[start of Input records]
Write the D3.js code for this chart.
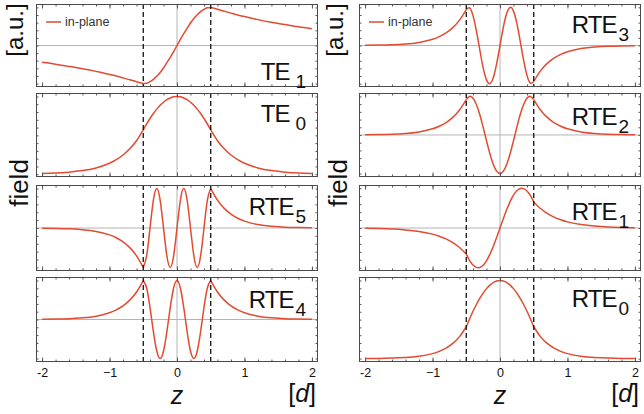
[end of Input records]
[start of Input records]
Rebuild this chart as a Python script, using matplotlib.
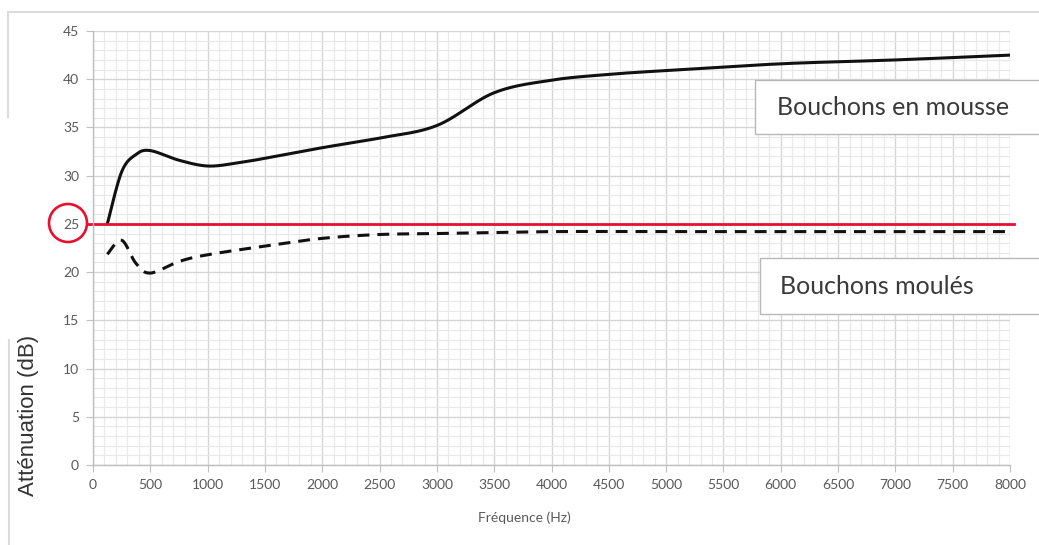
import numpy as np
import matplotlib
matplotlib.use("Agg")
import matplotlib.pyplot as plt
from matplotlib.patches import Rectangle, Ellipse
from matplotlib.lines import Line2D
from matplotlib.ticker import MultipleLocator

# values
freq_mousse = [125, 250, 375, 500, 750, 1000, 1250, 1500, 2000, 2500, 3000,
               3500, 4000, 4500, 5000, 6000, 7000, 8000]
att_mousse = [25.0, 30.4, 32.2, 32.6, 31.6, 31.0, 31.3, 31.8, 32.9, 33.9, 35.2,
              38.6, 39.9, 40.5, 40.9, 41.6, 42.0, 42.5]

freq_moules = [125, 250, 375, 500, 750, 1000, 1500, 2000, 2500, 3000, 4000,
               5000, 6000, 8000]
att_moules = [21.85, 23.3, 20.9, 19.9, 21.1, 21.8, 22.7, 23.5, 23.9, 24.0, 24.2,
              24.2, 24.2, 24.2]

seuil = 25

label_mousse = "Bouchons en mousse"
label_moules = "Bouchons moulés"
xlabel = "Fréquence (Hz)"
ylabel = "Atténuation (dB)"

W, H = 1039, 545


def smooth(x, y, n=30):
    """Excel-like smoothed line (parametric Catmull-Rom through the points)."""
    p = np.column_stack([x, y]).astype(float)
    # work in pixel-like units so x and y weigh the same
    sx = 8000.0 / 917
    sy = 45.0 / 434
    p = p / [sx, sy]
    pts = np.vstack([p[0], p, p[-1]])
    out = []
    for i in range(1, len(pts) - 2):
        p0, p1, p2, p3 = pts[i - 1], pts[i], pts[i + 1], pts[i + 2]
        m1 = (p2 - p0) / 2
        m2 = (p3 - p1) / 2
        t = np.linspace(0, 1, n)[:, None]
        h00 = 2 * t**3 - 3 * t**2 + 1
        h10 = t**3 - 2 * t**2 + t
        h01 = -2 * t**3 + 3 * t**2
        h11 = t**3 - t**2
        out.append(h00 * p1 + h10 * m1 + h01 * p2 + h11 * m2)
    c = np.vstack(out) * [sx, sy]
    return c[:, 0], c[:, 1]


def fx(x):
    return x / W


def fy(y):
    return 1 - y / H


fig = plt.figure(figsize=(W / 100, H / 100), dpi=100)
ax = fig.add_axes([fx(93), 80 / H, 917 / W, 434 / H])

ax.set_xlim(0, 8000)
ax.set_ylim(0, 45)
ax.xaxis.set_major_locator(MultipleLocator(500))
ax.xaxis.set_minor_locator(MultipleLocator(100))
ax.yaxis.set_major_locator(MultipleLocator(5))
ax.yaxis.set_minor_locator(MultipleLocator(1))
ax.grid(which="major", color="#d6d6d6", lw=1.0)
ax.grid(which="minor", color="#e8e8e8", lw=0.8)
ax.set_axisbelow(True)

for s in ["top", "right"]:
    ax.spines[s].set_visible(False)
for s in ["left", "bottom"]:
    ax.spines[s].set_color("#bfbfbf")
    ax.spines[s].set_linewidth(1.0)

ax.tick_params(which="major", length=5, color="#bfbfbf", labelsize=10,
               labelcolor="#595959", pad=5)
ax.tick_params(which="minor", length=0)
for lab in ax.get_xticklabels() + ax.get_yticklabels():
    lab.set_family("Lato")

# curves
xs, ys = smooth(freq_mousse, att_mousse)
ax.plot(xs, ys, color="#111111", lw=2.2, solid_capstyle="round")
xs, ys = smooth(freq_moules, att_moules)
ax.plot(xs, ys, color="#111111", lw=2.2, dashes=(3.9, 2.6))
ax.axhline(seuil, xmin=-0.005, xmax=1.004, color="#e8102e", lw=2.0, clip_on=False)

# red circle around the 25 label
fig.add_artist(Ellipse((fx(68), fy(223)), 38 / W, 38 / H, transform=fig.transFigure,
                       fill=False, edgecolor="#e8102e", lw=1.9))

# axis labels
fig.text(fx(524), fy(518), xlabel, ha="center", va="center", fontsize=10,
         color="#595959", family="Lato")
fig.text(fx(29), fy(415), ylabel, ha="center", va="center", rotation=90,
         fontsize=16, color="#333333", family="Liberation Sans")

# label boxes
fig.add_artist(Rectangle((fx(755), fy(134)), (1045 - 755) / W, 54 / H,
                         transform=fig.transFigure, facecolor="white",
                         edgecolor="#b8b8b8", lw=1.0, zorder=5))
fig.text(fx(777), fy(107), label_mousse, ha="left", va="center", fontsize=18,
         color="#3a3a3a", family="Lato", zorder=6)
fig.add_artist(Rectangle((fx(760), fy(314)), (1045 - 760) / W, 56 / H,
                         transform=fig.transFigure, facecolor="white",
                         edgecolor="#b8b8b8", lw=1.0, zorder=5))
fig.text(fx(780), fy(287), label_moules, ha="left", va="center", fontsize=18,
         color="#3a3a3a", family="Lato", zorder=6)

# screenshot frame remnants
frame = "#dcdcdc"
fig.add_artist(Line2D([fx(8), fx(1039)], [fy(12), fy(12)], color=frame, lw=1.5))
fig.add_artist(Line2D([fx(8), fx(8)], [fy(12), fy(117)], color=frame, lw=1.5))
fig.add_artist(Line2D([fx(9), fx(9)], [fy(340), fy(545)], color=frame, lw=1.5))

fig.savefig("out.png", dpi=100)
[end of Input records]
● **What the exercise asks**:
What lines above run from the one with "Rebuild this chart" to the one with "W, H = 1039, 545"? Give them again exactly, ends included, and leave the pictures out.

● **Exercise solution**:
Rebuild this chart as a Python script, using matplotlib.
import numpy as np
import matplotlib
matplotlib.use("Agg")
import matplotlib.pyplot as plt
from matplotlib.patches import Rectangle, Ellipse
from matplotlib.lines import Line2D
from matplotlib.ticker import MultipleLocator

# values
freq_mousse = [125, 250, 375, 500, 750, 1000, 1250, 1500, 2000, 2500, 3000,
               3500, 4000, 4500, 5000, 6000, 7000, 8000]
att_mousse = [25.0, 30.4, 32.2, 32.6, 31.6, 31.0, 31.3, 31.8, 32.9, 33.9, 35.2,
              38.6, 39.9, 40.5, 40.9, 41.6, 42.0, 42.5]

freq_moules = [125, 250, 375, 500, 750, 1000, 1500, 2000, 2500, 3000, 4000,
               5000, 6000, 8000]
att_moules = [21.85, 23.3, 20.9, 19.9, 21.1, 21.8, 22.7, 23.5, 23.9, 24.0, 24.2,
              24.2, 24.2, 24.2]

seuil = 25

label_mousse = "Bouchons en mousse"
label_moules = "Bouchons moulés"
xlabel = "Fréquence (Hz)"
ylabel = "Atténuation (dB)"

W, H = 1039, 545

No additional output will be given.